Botswana Travel Guide

Birdlife



As with the range of animals, the birdlife is inevitably very varied. About 6.5km southwest of Kwara is Gcodikwe Lagoon. This is within Moremi Reserve, but Kwara is the nearest camp to it and so makes a good base for visits here. See the more comprehensive notes in Chapter 12 about Gcodikwe, but note that within a boat ride you’ll find one of the region’s most important breeding colonies of storks, egrets, herons and spoonbills. It is at its busiest between September and November, but there are always a few birds there.

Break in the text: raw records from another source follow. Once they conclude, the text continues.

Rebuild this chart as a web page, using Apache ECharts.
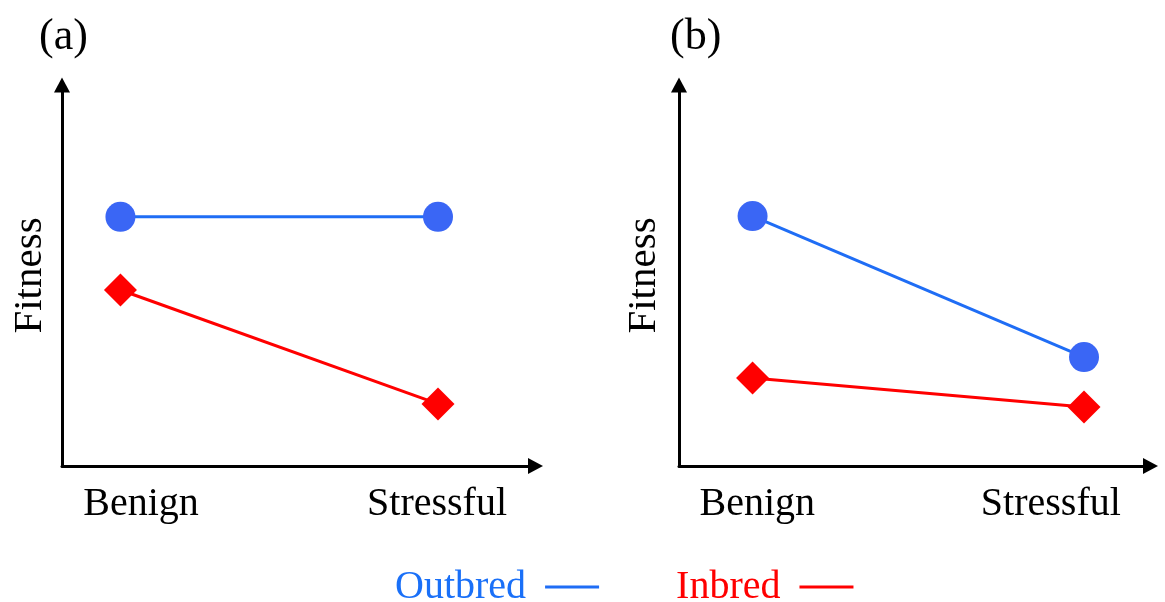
<!DOCTYPE html>
<html>
<head>
<meta charset="utf-8">
<script src="https://cdn.jsdelivr.net/npm/echarts@6/dist/echarts.min.js"></script>
<style>
  html, body { margin: 0; padding: 0; background: #fff; }
  #chart { width: 1165px; height: 602px; }
</style>
</head>
<body>
<div id="chart"></div>
<script>
// Two interaction panels: fitness of outbred vs inbred lines in benign and stressful environments
const categories = ['Benign', 'Stressful'];
const panelTitles = ['(a)', '(b)'];
const seriesNames = ['Outbred', 'Inbred'];

// Fitness values (arbitrary units, 0 = axis origin)
const outbredA = [6.54, 6.54];
const inbredA = [4.62, 1.63];
const outbredB = [6.56, 2.86];
const inbredB = [2.31, 1.55];

// Where the category names sit along each x axis (category index units)
const labelPosA = [0.065, 0.997];
const labelPosB = [0.014, 0.90];

const BLUE_MARK = '#3a66f5';
const BLUE_LINE = '#1f6df5';
const BLUE_TEXT = '#1a70f8';
const RED = '#ff0000';
const FONT = '"Liberation Serif", "DejaVu Serif", serif';

const chart = echarts.init(document.getElementById('chart'), null, { renderer: 'canvas' });

function toPairs(vals) {
  return vals.map((v, i) => [i, v]);
}

function xAxisFor(gridIndex, min, max, labelPos) {
  return {
    type: 'value', gridIndex, min, max,
    axisLine: { show: true, onZero: false, symbol: ['none', 'triangle'], symbolSize: [16, 15],
      lineStyle: { color: '#000', width: 3 } },
    axisTick: { show: false },
    splitLine: { show: false },
    axisLabel: {
      customValues: labelPos,
      formatter: v => categories[Math.round(v)],
      fontFamily: FONT, fontSize: 40, color: '#000', margin: 18
    }
  };
}

function yAxisFor(gridIndex, nameGap) {
  return {
    type: 'value', gridIndex, min: 0, max: 10,
    name: 'Fitness', nameLocation: 'middle', nameRotate: 90, nameGap,
    nameTextStyle: { fontFamily: FONT, fontSize: 41, color: '#000' },
    axisLine: { show: true, onZero: false, symbol: ['none', 'triangle'], symbolSize: [16, 15],
      lineStyle: { color: '#000', width: 3 } },
    axisTick: { show: false },
    axisLabel: { show: false },
    splitLine: { show: false }
  };
}

function outbredSeries(idx, vals) {
  return {
    name: seriesNames[0], type: 'line', xAxisIndex: idx, yAxisIndex: idx,
    data: toPairs(vals), symbol: 'circle', symbolSize: 30,
    itemStyle: { color: BLUE_MARK }, lineStyle: { color: BLUE_LINE, width: 3 },
    emphasis: { disabled: true }, z: 3
  };
}

function inbredSeries(idx, vals) {
  return {
    name: seriesNames[1], type: 'line', xAxisIndex: idx, yAxisIndex: idx,
    data: toPairs(vals), symbol: 'diamond', symbolSize: 33,
    itemStyle: { color: RED }, lineStyle: { color: RED, width: 3 },
    emphasis: { disabled: true }, z: 3
  };
}

chart.setOption({
  animation: false,
  backgroundColor: '#fff',
  title: [
    { text: panelTitles[0], left: 34, top: 10,
      textStyle: { fontFamily: FONT, fontSize: 44, fontWeight: 'normal', color: '#000' } },
    { text: panelTitles[1], left: 665, top: 10,
      textStyle: { fontFamily: FONT, fontSize: 44, fontWeight: 'normal', color: '#000' } }
  ],
  legend: {
    left: 390, top: 562,
    align: 'right',
    icon: 'rect', itemWidth: 54, itemHeight: 3, itemGap: 77,
    selectedMode: false,
    textStyle: { fontFamily: FONT, fontSize: 40, padding: [0, 14, 0, 0] },
    data: [
      { name: seriesNames[0], itemStyle: { color: BLUE_LINE }, textStyle: { color: BLUE_TEXT } },
      { name: seriesNames[1], itemStyle: { color: RED }, textStyle: { color: RED } }
    ]
  },
  grid: [
    { left: 62, top: 85, width: 473.5, bottom: 136 },
    { left: 679, top: 85, width: 471.5, bottom: 136 }
  ],
  xAxis: [
    xAxisFor(0, -0.184, 1.307, labelPosA),
    xAxisFor(1, -0.222, 1.2006, labelPosB)
  ],
  yAxis: [
    yAxisFor(0, 11),
    yAxisFor(1, 14)
  ],
  series: [
    outbredSeries(0, outbredA),
    inbredSeries(0, inbredA),
    outbredSeries(1, outbredB),
    inbredSeries(1, inbredB)
  ]
});
</script>
</body>
</html>
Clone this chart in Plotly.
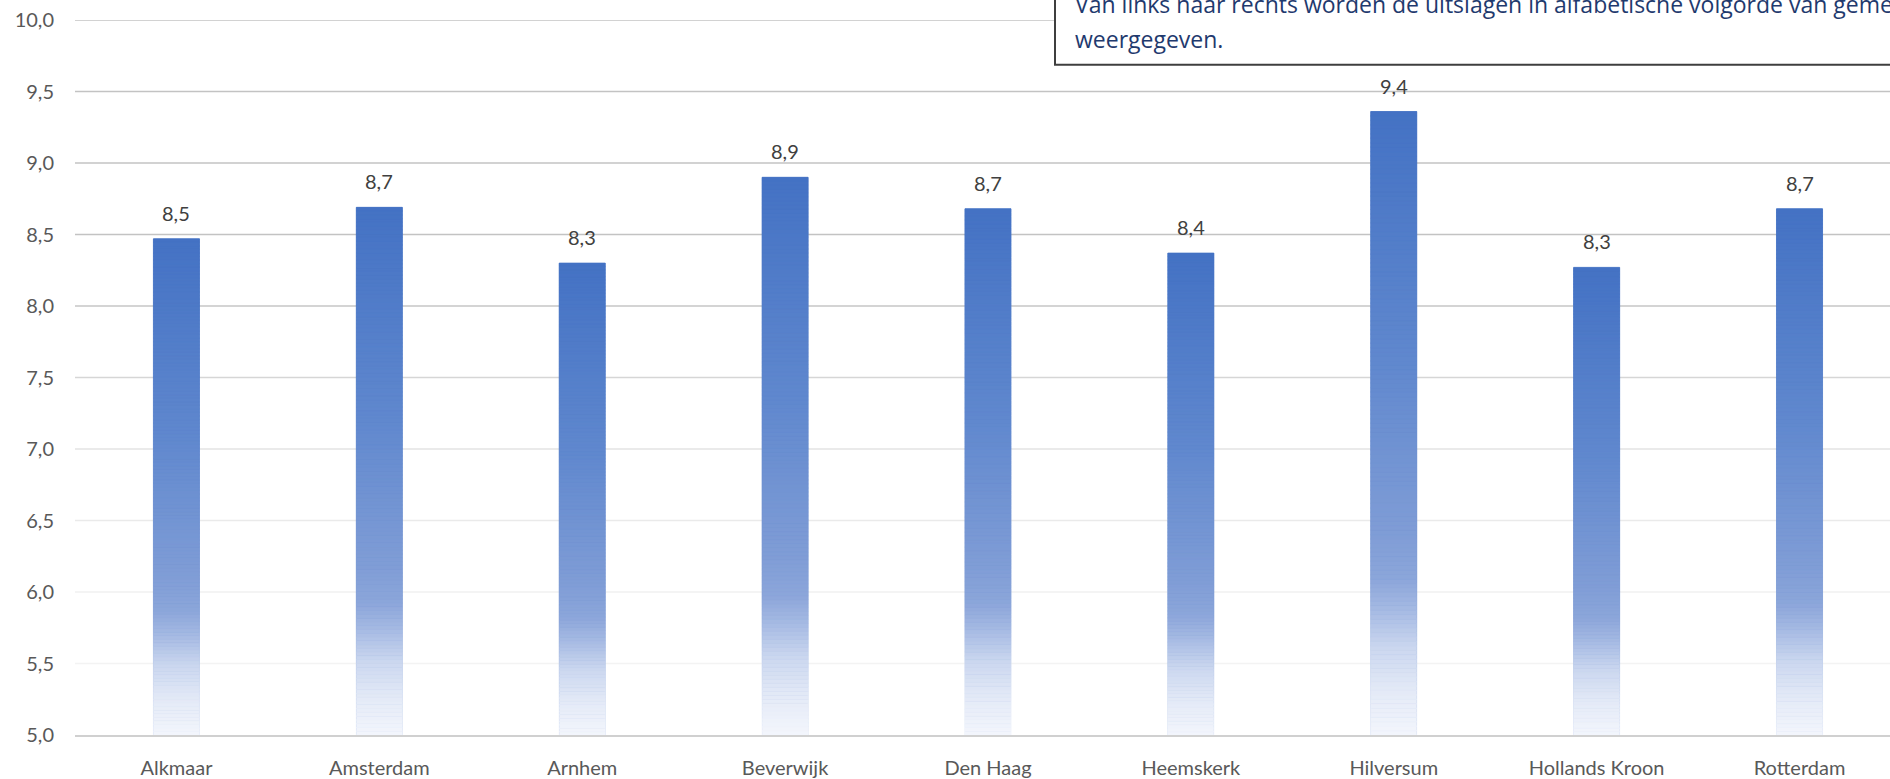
import plotly.graph_objects as go

# ---------------- data ----------------
gemeenten = ["Alkmaar", "Amsterdam", "Arnhem", "Beverwijk", "Den Haag",
             "Heemskerk", "Hilversum", "Hollands Kroon", "Rotterdam"]
cijfers = [8.47, 8.69, 8.30, 8.90, 8.68, 8.37, 9.36, 8.27, 8.68]
y_ticks = [5.0, 5.5, 6.0, 6.5, 7.0, 7.5, 8.0, 8.5, 9.0, 9.5, 10.0]
toelichting_1 = "Van links naar rechts worden de uitslagen in alfabetische volgorde van gemeenten"
toelichting_2 = "weergegeven."

# ---------------- style ----------------
W, H = 1890, 779
ML, MR, MT, MB = 75, 0, 20, 42
Y_MIN, Y_MAX = 5.0, 10.0
BAR_W = 0.227
FONT = "Lato, 'Liberation Sans', sans-serif"
BOX_FONT = "'Open Sans', 'Noto Sans', sans-serif"
# gradient stops: (fraction of bar height from bottom, rgb)
grad_stops = [(0.00, (243, 246, 252)), (0.07, (228, 234, 247)), (0.14, (203, 215, 239)),
              (0.20, (166, 186, 227)), (0.25, (140, 166, 218)), (0.32, (128, 157, 214)),
              (0.60, (96, 136, 206)), (1.00, (68, 114, 196))]
grid_colors = {5.5: "#F3F3F3", 6.0: "#F0F0F0", 6.5: "#EAEAEA", 7.0: "#E3E3E3",
               7.5: "#D6D6D6", 8.0: "#C6C6C6", 8.5: "#C3C3C3", 9.0: "#C3C3C3",
               9.5: "#C3C3C3", 10.0: "#C3C3C3"}
N_SEG = 140


def grad_color(f):
    for (f0, c0), (f1, c1) in zip(grad_stops[:-1], grad_stops[1:]):
        if f0 <= f <= f1:
            t = (f - f0) / (f1 - f0) if f1 > f0 else 0
            c = [round(a + (b - a) * t) for a, b in zip(c0, c1)]
            return "rgb(%d,%d,%d)" % tuple(c)
    return "rgb(%d,%d,%d)" % grad_stops[-1][1]


fig = go.Figure()

# main bars (solid)
fig.add_trace(go.Bar(x=gemeenten, y=cijfers, width=BAR_W,
                     marker=dict(color="#4472C4", line=dict(width=0)),
                     hovertemplate="%{x}: %{y:.1f}<extra></extra>"))

# gradient overlay built from the bar values
for k in range(N_SEG):
    f = (k + 0.5) / N_SEG
    col = grad_color(f)
    bases = [Y_MIN + k * (v - Y_MIN) / N_SEG for v in cijfers]
    heights = [(v - Y_MIN) / N_SEG for v in cijfers]
    fig.add_trace(go.Bar(x=gemeenten, y=heights, base=bases, width=BAR_W,
                         marker=dict(color=col, line=dict(width=0.8, color=col)),
                         hoverinfo="skip", showlegend=False))

# data labels
for g, v in zip(gemeenten, cijfers):
    fig.add_annotation(x=g, y=v, xref="x", yref="y", text=f"{v:.1f}".replace(".", ","),
                       showarrow=False, yanchor="bottom", yshift=12,
                       font=dict(family=FONT, size=20, color="#404040"))

# gridlines with fading colours
shapes = []
for t in y_ticks:
    if t == Y_MIN:
        continue
    shapes.append(dict(type="line", xref="paper", yref="y", x0=0, x1=1, y0=t, y1=t,
                       line=dict(color=grid_colors[t], width=1.6), layer="below"))

plot_w = W - ML - MR
plot_h = H - MT - MB


def px_x(x):
    return (x - ML) / plot_w


def px_y(y):
    return (H - MB - y) / plot_h


# explanation box (cut off at the right/top edge)
shapes.append(dict(type="rect", xref="paper", yref="paper",
                   x0=px_x(1055), x1=px_x(1900), y0=px_y(65), y1=px_y(-20),
                   fillcolor="white", line=dict(color="#3F3F3F", width=2), layer="above"))
fig.update_layout(shapes=shapes)

fig.add_annotation(xref="paper", yref="paper", x=px_x(1073), y=px_y(4), xanchor="left",
                   yanchor="middle", text=toelichting_1, showarrow=False,
                   font=dict(family=BOX_FONT, size=23, color="#1F3A6E"))
fig.add_annotation(xref="paper", yref="paper", x=px_x(1073), y=px_y(39), xanchor="left",
                   yanchor="middle", text=toelichting_2, showarrow=False,
                   font=dict(family=BOX_FONT, size=23, color="#1F3A6E"))

fig.update_layout(
    width=W, height=H,
    margin=dict(l=ML, r=MR, t=MT, b=MB, pad=0),
    paper_bgcolor="white", plot_bgcolor="white",
    barmode="overlay", showlegend=False,
    separators=",.",
    font=dict(family=FONT, size=20, color="#595959"),
    xaxis=dict(type="category", range=[-0.5, 8.446], showgrid=False,
               showline=True, linecolor="#D0D0D0", linewidth=1.6,
               ticks="", ticklabelstandoff=14,
               tickfont=dict(family=FONT, size=20, color="#595959")),
    yaxis=dict(range=[Y_MIN, Y_MAX], tickvals=y_ticks, tickformat=".1f",
               showgrid=False, zeroline=False, showline=False, ticks="",
               ticklabelstandoff=20,
               tickfont=dict(family=FONT, size=20, color="#595959")),
)

fig.write_html("out.html", config={"displayModeBar": False},
               post_script="document.body.style.margin='0';")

Elsewhere in Kwara you’ll find a good range of the usual species found in and around the Delta. The more common residents here include reed cormorants; darters; African and lesser jacanas; malachite, pied and giant kingfishers; pygmy geese; fish eagles and marsh harriers. Meanwhile the coucals are particularly well represented with Senegal, coppery-tailed and, (in summer) even black coucals all seen here. More unusual sightings include fulvous duck, swamp boubous, black and slaty egrets, black-crowned and white-backed night herons, and the occasional migrant osprey.
In the drier areas north of the permanent waterways, some of the commoner residents include blacksmith plover, red-billed francolins, double-banded sandgrouse, lilac-breasted rollers, yellow-billed hornbills, Meyer’s parrots, fiery-necked nightjars, palm swifts, white-rumped babblers, red-eyed and Cape turtle doves, black-crowned Tchagras, Heuglin’s robins and black-breasted snake eagles.
More unusual sightings might include western banded snake eagles, Dickinson’s kestrels (often perching on palm trees), red-necked falcons, bat hawks, swallow-tailed bee-eaters, red-billed helmet shrikes, brown-throated weavers and wattled cranes.